Given its growth prospects, the company’s management expects its loan portfolio to increase by 67% to $3.6 billion by 2024. Management also hopes to maintain its operating margin of over 35% and deliver a return-on-equity of over 22% yearly. So, given its growth prospects and attractive NTM (next twelve months) price-to-earnings multiple of 8.9, I am bullish on goeasy.
My final pick is Waste Connections (TSX:WCN)(NYSE:WCN). Supported by its solid financial performance and strategic acquisitions, the waste management company has delivered returns of over 610% in the last 10 years at a CAGR of 21.7%. The company operates primarily in secondary or exclusive markets (such as rural markets), where competition is lesser. Notably, the company positions its disposal sites closer to waste generation, allowing it to save on transportation expenses. An experienced management team, decentralized operating strategy, and financial strength provide additional tailwinds.

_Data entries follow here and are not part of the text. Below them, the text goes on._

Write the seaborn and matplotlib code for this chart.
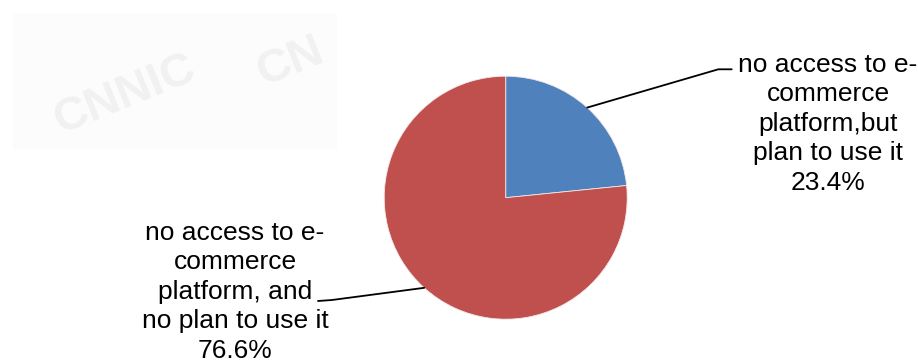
import numpy as np
import matplotlib
matplotlib.use("Agg")
import matplotlib.pyplot as plt
import seaborn as sns
from matplotlib.patches import Rectangle
from matplotlib.lines import Line2D

# ---- data ----
categories = ["no access to e-\ncommerce\nplatform,but\nplan to use it",
              "no access to e-\ncommerce\nplatform, and\nno plan to use it"]
values = [23.4, 76.6]
pct_labels = ["23.4%", "76.6%"]
colors = ["#4F81BD", "#C0504D"]

sns.set_theme(style="white")
plt.rcParams["font.family"] = ["Liberation Sans", "DejaVu Sans"]

W, H = 918, 364
fig = plt.figure(figsize=(W / 100, H / 100), dpi=100)
fig.patch.set_facecolor("white")

# ---- faint watermark (background image in the reference) ----
wm = Rectangle((13 / W, 1 - 150 / H), (337 - 13) / W, (150 - 14) / H,
               transform=fig.transFigure, facecolor="#fcfcfc", edgecolor="none", zorder=0)
fig.add_artist(wm)
for txt, x, y, rot, fsz in [("CNNIC", 125, 95, 22, 34), ("CN", 290, 62, 22, 34)]:
    fig.text(x / W, 1 - y / H, txt, fontsize=fsz, fontweight="bold", color="#f1f1f1",
             rotation=rot, ha="center", va="center", zorder=0.5)

# ---- pie ----
cx, cy, r = 505.7, 197.7, 121.5
ax = fig.add_axes([(cx - r) / W, (H - cy - r) / H, 2 * r / W, 2 * r / H])
wedges, _ = ax.pie(values, colors=colors, startangle=90, counterclock=False, radius=1,
                   wedgeprops=dict(edgecolor="#f4e8e8", linewidth=0.6))
ax.set_xlim(-1, 1)
ax.set_ylim(-1, 1)
ax.set_aspect("equal")
ax.axis("off")

fs = 19.0
label_pos = [(828, 190.0), (235, 358.0)]          # text centre x, last baseline y (px from top)
elbows = [((718.3, 69.3), (731.7, 69.3)), ((332.0, 300.0), (318.0, 301.0))]

for w, cat, pct, (tx, ty), (e1, e2) in zip(wedges, categories, pct_labels, label_pos, elbows):
    mid = np.deg2rad((w.theta1 + w.theta2) / 2)
    ax_pt = ax.transData.transform((np.cos(mid), np.sin(mid)))
    xs = [ax_pt[0], e1[0], e2[0]]
    ys = [ax_pt[1], H - e1[1], H - e2[1]]
    fig.add_artist(Line2D(xs, ys, transform=None, color="black", linewidth=1.3, zorder=5))
    fig.text(tx / W, 1 - ty / H, cat + "\n" + pct, ha="center", va="baseline",
             multialignment="center", fontsize=fs, linespacing=1.29, color="black")

fig.savefig("out.png", dpi=100)
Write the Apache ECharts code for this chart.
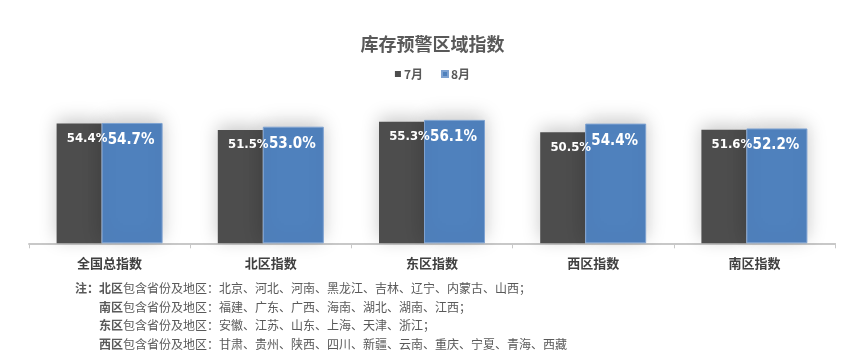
<!DOCTYPE html>
<html><head><meta charset="utf-8">
<script src="https://cdn.jsdelivr.net/npm/echarts@6/dist/echarts.min.js"></script>
<style>html,body{margin:0;padding:0;background:#fff}#c{width:865px;height:361px}</style>
</head><body><div id="c"></div>
<script>
var categories = ['全国总指数', '北区指数', '东区指数', '西区指数', '南区指数'];
var july = [54.4, 51.5, 55.3, 50.5, 51.6];
var august = [54.7, 53.0, 56.1, 54.4, 52.2];
var seriesNames = ['7月', '8月'];
var title = '库存预警区域指数';
var noteRegions = ['北区', '南区', '东区', '西区'];
var noteLists = [
  '北京、河北、河南、黑龙江、吉林、辽宁、内蒙古、山西；',
  '福建、广东、广西、海南、湖北、湖南、江西；',
  '安徽、江苏、山东、上海、天津、浙江；',
  '甘肃、贵州、陕西、四川、新疆、云南、重庆、宁夏、青海、西藏'
];

var CJK = "'Noto Sans CJK SC', 'Microsoft YaHei', sans-serif";
var NARROW = "'DejaVu Sans Condensed', sans-serif";
var chart = echarts.init(document.getElementById('c'));

var noteY = [290, 309, 327, 346];
var graphics = noteRegions.map(function (r, i) {
  var txt = (i === 0 ? '{b|注：}' : '') + '{b|' + r + '}{n|包含省份及地区：' + noteLists[i] + '}';
  return {
    type: 'text', left: i === 0 ? 75 : 99, top: noteY[i] - 8,
    style: {
      text: txt,
      rich: {
        b: {fontFamily: CJK, fontSize: 12, fontWeight: 'bold', fill: '#595959'},
        n: {fontFamily: CJK, fontSize: 12, fill: '#595959'}
      }
    }
  };
});

var shadow = {shadowBlur: 18, shadowColor: 'rgba(0,0,0,0.22)', shadowOffsetY: -4};

chart.setOption({
  animation: false,
  title: {text: title, left: 'center', top: 30,
    textStyle: {fontFamily: CJK, fontSize: 18, fontWeight: 'bold', color: '#595959'}},
  legend: {data: seriesNames, top: 63, left: 'center', itemWidth: 6, itemHeight: 6, itemGap: 18,
    icon: 'rect',
    textStyle: {fontFamily: CJK, fontSize: 12, fontWeight: 'bold', color: '#595959', padding: [0, 0, 0, -2]}},
  grid: {left: 29, right: 30, top: 23.3, bottom: 117.7, containLabel: false},
  xAxis: {type: 'category', data: categories,
    axisLine: {lineStyle: {color: '#c8c8c8', width: 2}},
    axisTick: {show: true, length: 5, lineStyle: {color: '#c8c8c8', width: 1}},
    axisLabel: {fontFamily: CJK, fontSize: 13, fontWeight: 'bold', color: '#404040', margin: 13}},
  yAxis: {type: 'value', min: 0, max: 100, show: false, splitLine: {show: false}},
  graphic: graphics,
  series: [
    {name: seriesNames[0], type: 'bar', data: july, barWidth: 45, barGap: '0%',
      itemStyle: Object.assign({color: '#4d4d4d'}, shadow),
      label: {show: true, position: 'insideTop', distance: 8.5, offset: [8, 0],
        formatter: function (p) { return p.value.toFixed(1) + '%'; },
        fontFamily: NARROW, fontSize: 13, fontWeight: 'bold', color: '#fff'}},
    {name: seriesNames[1], type: 'bar', data: august, barWidth: 61, barGap: '0%',
      itemStyle: Object.assign({color: '#4f81bd', borderColor: '#7ea2d1', borderWidth: 1}, shadow),
      label: {show: true, position: 'insideTop', distance: 9.5, offset: [-1, 0],
        formatter: function (p) { return p.value.toFixed(1) + '%'; },
        fontFamily: NARROW, fontSize: 15, fontWeight: 'bold', color: '#fff'}}
  ]
});
</script></body></html>
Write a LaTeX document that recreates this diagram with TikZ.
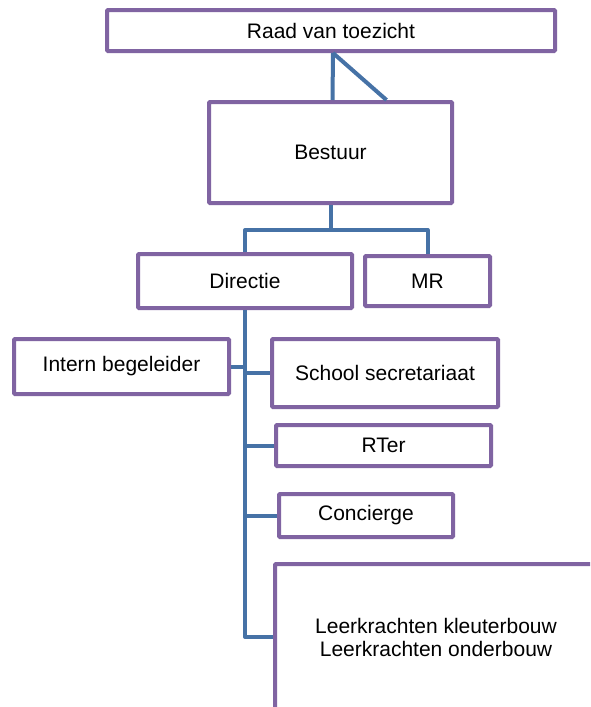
\documentclass[tikz,border=0pt]{standalone}
\usepackage{fontspec}
\setmainfont{Liberation Sans}
\definecolor{boxpurple}{RGB}{128,100,162}
\definecolor{linkblue}{RGB}{70,114,166}
\begin{document}
\begin{tikzpicture}[x=1pt,y=-1pt,
  box/.style={draw=boxpurple,line width=4pt,fill=white,rounded corners=1pt,
    inner sep=0pt,align=center,font=\fontsize{21}{23}\selectfont},
  link/.style={draw=linkblue,line width=4pt,line join=round}]
\useasboundingbox (0,0) rectangle (590,707);
\clip (0,0) rectangle (590,707);
\fill[white] (0,0) rectangle (590,707);
\node[box,minimum width=448pt,minimum height=41pt] (raad) at (331,30.5) {Raad van toezicht};
\node[box,minimum width=243pt,minimum height=101pt] (bestuur) at (330.5,152.5) {Bestuur};
\node[box,minimum width=214pt,minimum height=54pt] (directie) at (245,281) {Directie};
\node[box,minimum width=125pt,minimum height=50pt] (mr) at (427.5,281) {MR};
\node[box,minimum width=215pt,minimum height=55pt] (ib) at (121.5,366.5) {Intern begeleider};
\node[box,minimum width=226pt,minimum height=68pt] (sec) at (385,373) {School secretariaat};
\node[box,minimum width=215pt,minimum height=41pt] (rter) at (383.5,445.5) {RTer};
\node[box,minimum width=174pt,minimum height=43pt] (conc) at (366,515.5) {Concierge};
\node[box,minimum width=322pt,minimum height=146pt] (leer) at (436,637) {Leerkrachten kleuterbouw\\Leerkrachten onderbouw};
\coordinate (j) at (330.5,230);
\coordinate (t) at (245,637);
\draw[link] ([xshift=2pt]raad.south) -- ([xshift=2pt]bestuur.north);
\draw[link] ([xshift=2pt]raad.south) -- ([xshift=56pt]bestuur.north);
\draw[link] (bestuur.south) -- (j);
\draw[link] (directie.north) |- (j) -| (mr.north);
\draw[link] (directie.south) -- (t) -- (leer.west);
\draw[link] (ib.east) -- (ib.east -| t);
\draw[link] (sec.west) -- (sec.west -| t);
\draw[link] (rter.west) -- (rter.west -| t);
\draw[link] (conc.west) -- (conc.west -| t);
\end{tikzpicture}
\end{document}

Amid rising energy demands, exploration and production activities have increased, driving demand for Waste Connections’ services. It has a solid acquisition pipeline, which could expand its presence and strengthen its market share across specific markets. Meanwhile, the company has raised its dividends at a CAGR of over 15% since 2010. So, given the essential nature of its business, healthy growth prospects, and solid track record of dividend hikes, I believe Waste Connections is an excellent buy for long-term investors.